**DATA TO USE:**
────
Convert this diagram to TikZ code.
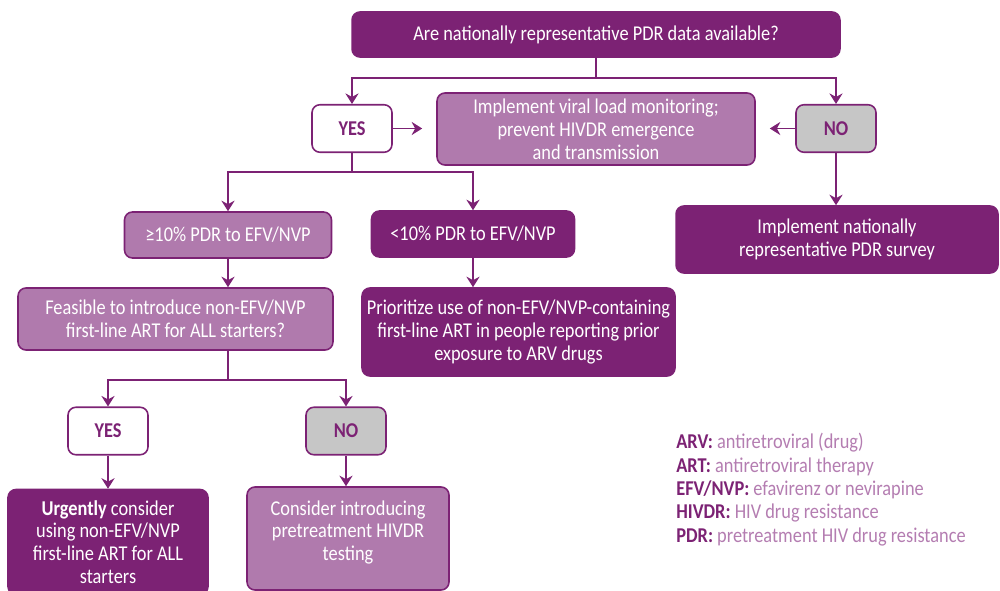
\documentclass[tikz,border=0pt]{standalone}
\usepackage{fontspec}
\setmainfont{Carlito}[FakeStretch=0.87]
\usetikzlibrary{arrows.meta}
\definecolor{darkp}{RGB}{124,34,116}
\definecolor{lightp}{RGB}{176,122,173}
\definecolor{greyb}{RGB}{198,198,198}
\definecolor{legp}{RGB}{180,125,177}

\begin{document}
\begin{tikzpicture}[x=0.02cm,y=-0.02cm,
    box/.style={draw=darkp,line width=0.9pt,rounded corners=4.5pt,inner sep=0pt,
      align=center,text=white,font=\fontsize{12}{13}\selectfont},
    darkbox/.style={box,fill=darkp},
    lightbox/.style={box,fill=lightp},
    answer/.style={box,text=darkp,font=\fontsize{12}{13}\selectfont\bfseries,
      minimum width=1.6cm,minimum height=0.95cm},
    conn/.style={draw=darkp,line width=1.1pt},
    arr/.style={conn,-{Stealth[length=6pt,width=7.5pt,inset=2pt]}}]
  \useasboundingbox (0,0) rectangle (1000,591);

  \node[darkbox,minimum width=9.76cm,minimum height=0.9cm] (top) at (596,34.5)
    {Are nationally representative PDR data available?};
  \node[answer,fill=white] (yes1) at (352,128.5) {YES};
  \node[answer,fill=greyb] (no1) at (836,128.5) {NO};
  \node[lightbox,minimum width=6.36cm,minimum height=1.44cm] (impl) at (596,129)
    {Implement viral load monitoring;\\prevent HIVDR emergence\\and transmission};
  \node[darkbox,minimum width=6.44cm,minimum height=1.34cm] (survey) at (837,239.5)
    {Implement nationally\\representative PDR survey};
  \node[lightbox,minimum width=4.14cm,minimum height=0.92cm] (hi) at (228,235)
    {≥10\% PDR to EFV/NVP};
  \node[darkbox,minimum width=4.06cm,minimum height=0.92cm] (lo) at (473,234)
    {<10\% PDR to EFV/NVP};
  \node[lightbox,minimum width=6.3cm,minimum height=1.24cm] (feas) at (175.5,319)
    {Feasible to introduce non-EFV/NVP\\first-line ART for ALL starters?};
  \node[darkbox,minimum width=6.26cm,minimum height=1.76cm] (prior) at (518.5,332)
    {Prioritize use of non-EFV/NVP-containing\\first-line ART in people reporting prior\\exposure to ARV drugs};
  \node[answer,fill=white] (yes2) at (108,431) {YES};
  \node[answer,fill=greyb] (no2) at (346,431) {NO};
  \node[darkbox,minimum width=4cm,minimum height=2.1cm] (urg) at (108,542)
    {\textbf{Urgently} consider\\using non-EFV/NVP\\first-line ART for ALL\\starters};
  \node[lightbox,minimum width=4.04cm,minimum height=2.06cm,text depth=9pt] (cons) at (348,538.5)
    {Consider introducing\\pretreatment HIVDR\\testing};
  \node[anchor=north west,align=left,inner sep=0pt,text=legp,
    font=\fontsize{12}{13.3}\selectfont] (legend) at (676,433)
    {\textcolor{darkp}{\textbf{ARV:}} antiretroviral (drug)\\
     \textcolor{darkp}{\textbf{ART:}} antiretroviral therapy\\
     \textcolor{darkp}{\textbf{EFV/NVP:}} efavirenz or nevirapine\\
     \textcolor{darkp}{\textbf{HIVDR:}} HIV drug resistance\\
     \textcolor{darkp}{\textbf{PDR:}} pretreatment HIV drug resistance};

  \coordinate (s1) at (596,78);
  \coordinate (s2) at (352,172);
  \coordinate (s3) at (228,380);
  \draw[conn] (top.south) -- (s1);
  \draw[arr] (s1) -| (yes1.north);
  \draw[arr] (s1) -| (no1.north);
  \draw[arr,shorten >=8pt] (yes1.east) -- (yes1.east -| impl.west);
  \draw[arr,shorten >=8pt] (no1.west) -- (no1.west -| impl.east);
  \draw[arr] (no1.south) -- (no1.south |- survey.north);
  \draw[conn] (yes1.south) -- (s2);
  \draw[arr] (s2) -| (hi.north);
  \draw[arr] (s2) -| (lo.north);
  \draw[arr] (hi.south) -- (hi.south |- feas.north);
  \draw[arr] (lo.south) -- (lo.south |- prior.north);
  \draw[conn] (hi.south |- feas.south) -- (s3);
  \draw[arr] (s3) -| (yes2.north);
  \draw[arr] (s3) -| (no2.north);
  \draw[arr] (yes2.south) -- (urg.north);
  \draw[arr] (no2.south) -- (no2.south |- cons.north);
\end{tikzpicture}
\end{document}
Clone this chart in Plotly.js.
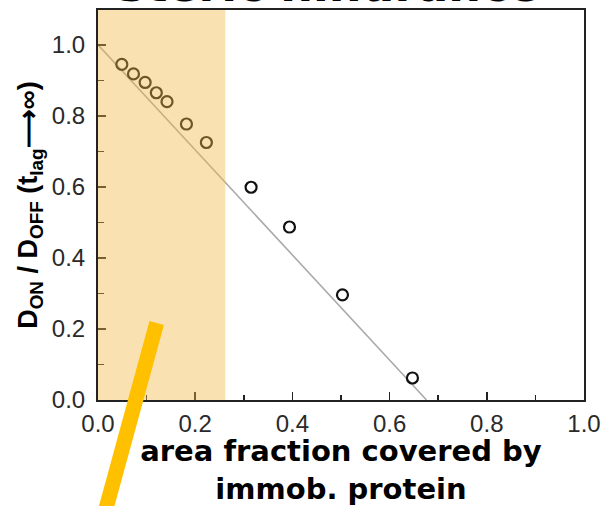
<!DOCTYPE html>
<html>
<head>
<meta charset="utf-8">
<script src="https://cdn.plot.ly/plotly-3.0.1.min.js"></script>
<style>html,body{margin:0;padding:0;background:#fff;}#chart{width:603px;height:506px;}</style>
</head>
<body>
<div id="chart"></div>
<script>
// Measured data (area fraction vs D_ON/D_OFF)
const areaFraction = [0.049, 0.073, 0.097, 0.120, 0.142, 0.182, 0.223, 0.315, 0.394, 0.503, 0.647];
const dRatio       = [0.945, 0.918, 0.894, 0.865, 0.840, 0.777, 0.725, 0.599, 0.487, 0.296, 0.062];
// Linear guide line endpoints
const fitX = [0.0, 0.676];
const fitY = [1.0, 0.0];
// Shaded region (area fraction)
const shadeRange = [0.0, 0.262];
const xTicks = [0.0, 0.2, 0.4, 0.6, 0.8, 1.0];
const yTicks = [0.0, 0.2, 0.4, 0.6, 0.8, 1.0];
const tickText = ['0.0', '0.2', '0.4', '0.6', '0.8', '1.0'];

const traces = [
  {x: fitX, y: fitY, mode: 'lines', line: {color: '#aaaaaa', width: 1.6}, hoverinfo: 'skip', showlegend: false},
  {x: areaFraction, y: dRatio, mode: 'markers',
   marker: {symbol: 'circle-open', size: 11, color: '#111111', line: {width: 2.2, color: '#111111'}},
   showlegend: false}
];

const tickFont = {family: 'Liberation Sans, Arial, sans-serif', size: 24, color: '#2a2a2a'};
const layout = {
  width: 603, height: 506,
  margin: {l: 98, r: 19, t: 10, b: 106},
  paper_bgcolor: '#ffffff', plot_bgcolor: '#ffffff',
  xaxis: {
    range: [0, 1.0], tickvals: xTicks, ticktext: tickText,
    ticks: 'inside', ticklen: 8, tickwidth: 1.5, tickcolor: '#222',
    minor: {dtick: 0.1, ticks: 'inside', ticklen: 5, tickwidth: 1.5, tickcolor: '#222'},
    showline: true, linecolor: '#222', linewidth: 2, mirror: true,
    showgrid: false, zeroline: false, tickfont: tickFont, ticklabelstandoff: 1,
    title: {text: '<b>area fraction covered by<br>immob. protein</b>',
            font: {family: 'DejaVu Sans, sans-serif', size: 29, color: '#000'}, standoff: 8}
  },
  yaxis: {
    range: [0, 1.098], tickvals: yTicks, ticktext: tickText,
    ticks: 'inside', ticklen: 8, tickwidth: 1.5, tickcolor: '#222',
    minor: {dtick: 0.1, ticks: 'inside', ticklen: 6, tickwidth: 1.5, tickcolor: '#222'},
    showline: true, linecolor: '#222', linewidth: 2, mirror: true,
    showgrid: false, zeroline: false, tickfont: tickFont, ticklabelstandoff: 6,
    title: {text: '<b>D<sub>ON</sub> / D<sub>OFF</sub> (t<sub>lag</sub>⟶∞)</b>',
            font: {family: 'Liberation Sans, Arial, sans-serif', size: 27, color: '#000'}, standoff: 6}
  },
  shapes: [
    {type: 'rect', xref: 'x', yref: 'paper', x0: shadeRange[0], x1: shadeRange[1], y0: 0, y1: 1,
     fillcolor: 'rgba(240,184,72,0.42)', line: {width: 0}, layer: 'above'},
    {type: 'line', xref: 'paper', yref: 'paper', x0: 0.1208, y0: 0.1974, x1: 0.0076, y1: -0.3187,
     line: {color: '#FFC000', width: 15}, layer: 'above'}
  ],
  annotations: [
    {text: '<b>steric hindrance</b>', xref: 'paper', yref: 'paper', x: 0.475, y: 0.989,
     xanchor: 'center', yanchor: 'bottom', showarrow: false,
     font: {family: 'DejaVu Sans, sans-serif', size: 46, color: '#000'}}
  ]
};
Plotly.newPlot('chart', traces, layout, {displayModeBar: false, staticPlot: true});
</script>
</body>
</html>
────
**WRITTEN PROBLEM:** Give again, please, precisely the lines that begin the records and run through the line with "(0,0) rectangle (1000,591);" in it, keeping both end lines and dropping any pictures.

**ANSWER:**
Convert this diagram to TikZ code.
\documentclass[tikz,border=0pt]{standalone}
\usepackage{fontspec}
\setmainfont{Carlito}[FakeStretch=0.87]
\usetikzlibrary{arrows.meta}
\definecolor{darkp}{RGB}{124,34,116}
\definecolor{lightp}{RGB}{176,122,173}
\definecolor{greyb}{RGB}{198,198,198}
\definecolor{legp}{RGB}{180,125,177}

\begin{document}
\begin{tikzpicture}[x=0.02cm,y=-0.02cm,
    box/.style={draw=darkp,line width=0.9pt,rounded corners=4.5pt,inner sep=0pt,
      align=center,text=white,font=\fontsize{12}{13}\selectfont},
    darkbox/.style={box,fill=darkp},
    lightbox/.style={box,fill=lightp},
    answer/.style={box,text=darkp,font=\fontsize{12}{13}\selectfont\bfseries,
      minimum width=1.6cm,minimum height=0.95cm},
    conn/.style={draw=darkp,line width=1.1pt},
    arr/.style={conn,-{Stealth[length=6pt,width=7.5pt,inset=2pt]}}]
  \useasboundingbox (0,0) rectangle (1000,591);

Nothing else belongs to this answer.